→ Exercise prompt: Your task is to give the listing below back word for word, pictures excluded.

-------------------------

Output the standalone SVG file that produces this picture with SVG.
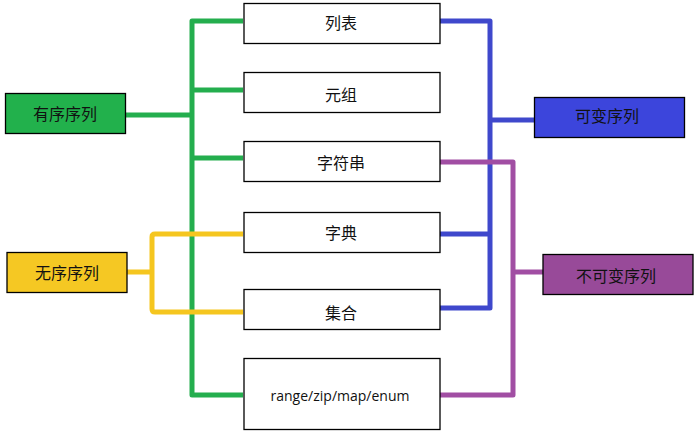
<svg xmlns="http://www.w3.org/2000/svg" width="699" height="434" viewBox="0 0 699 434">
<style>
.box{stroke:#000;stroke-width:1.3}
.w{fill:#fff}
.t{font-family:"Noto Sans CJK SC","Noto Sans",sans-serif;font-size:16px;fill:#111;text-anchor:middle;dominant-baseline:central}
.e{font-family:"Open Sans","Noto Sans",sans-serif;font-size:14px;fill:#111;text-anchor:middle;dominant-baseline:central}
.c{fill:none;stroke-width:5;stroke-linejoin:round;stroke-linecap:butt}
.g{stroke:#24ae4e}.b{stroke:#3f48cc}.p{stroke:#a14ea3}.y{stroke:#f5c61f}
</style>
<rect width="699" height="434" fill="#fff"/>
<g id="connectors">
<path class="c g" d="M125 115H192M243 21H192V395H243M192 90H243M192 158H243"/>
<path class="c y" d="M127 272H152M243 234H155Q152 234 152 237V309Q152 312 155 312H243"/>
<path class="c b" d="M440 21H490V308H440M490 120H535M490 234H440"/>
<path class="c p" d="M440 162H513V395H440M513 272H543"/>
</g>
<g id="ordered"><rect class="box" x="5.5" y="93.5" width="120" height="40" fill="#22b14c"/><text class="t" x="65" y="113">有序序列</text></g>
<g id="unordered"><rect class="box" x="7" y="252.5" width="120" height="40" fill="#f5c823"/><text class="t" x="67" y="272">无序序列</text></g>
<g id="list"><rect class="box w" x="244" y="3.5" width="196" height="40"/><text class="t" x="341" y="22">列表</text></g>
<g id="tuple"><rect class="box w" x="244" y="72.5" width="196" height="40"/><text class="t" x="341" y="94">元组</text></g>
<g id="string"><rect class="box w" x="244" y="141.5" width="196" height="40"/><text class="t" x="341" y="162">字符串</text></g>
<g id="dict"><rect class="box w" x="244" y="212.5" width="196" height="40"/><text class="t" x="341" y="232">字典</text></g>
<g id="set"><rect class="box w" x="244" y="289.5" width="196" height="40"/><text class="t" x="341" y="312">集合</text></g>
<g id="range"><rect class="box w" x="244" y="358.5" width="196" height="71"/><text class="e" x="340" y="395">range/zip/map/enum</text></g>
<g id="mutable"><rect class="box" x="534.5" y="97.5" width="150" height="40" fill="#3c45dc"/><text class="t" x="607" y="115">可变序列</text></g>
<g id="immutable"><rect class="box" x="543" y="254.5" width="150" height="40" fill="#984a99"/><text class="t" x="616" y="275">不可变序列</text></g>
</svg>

-------------------------

→ The completed task:
Output the standalone SVG file that produces this picture with SVG.
<svg xmlns="http://www.w3.org/2000/svg" width="699" height="434" viewBox="0 0 699 434">
<style>
.box{stroke:#000;stroke-width:1.3}
.w{fill:#fff}
.t{font-family:"Noto Sans CJK SC","Noto Sans",sans-serif;font-size:16px;fill:#111;text-anchor:middle;dominant-baseline:central}
.e{font-family:"Open Sans","Noto Sans",sans-serif;font-size:14px;fill:#111;text-anchor:middle;dominant-baseline:central}
.c{fill:none;stroke-width:5;stroke-linejoin:round;stroke-linecap:butt}
.g{stroke:#24ae4e}.b{stroke:#3f48cc}.p{stroke:#a14ea3}.y{stroke:#f5c61f}
</style>
<rect width="699" height="434" fill="#fff"/>
<g id="connectors">
<path class="c g" d="M125 115H192M243 21H192V395H243M192 90H243M192 158H243"/>
<path class="c y" d="M127 272H152M243 234H155Q152 234 152 237V309Q152 312 155 312H243"/>
<path class="c b" d="M440 21H490V308H440M490 120H535M490 234H440"/>
<path class="c p" d="M440 162H513V395H440M513 272H543"/>
</g>
<g id="ordered"><rect class="box" x="5.5" y="93.5" width="120" height="40" fill="#22b14c"/><text class="t" x="65" y="113">有序序列</text></g>
<g id="unordered"><rect class="box" x="7" y="252.5" width="120" height="40" fill="#f5c823"/><text class="t" x="67" y="272">无序序列</text></g>
<g id="list"><rect class="box w" x="244" y="3.5" width="196" height="40"/><text class="t" x="341" y="22">列表</text></g>
<g id="tuple"><rect class="box w" x="244" y="72.5" width="196" height="40"/><text class="t" x="341" y="94">元组</text></g>
<g id="string"><rect class="box w" x="244" y="141.5" width="196" height="40"/><text class="t" x="341" y="162">字符串</text></g>
<g id="dict"><rect class="box w" x="244" y="212.5" width="196" height="40"/><text class="t" x="341" y="232">字典</text></g>
<g id="set"><rect class="box w" x="244" y="289.5" width="196" height="40"/><text class="t" x="341" y="312">集合</text></g>
<g id="range"><rect class="box w" x="244" y="358.5" width="196" height="71"/><text class="e" x="340" y="395">range/zip/map/enum</text></g>
<g id="mutable"><rect class="box" x="534.5" y="97.5" width="150" height="40" fill="#3c45dc"/><text class="t" x="607" y="115">可变序列</text></g>
<g id="immutable"><rect class="box" x="543" y="254.5" width="150" height="40" fill="#984a99"/><text class="t" x="616" y="275">不可变序列</text></g>
</svg>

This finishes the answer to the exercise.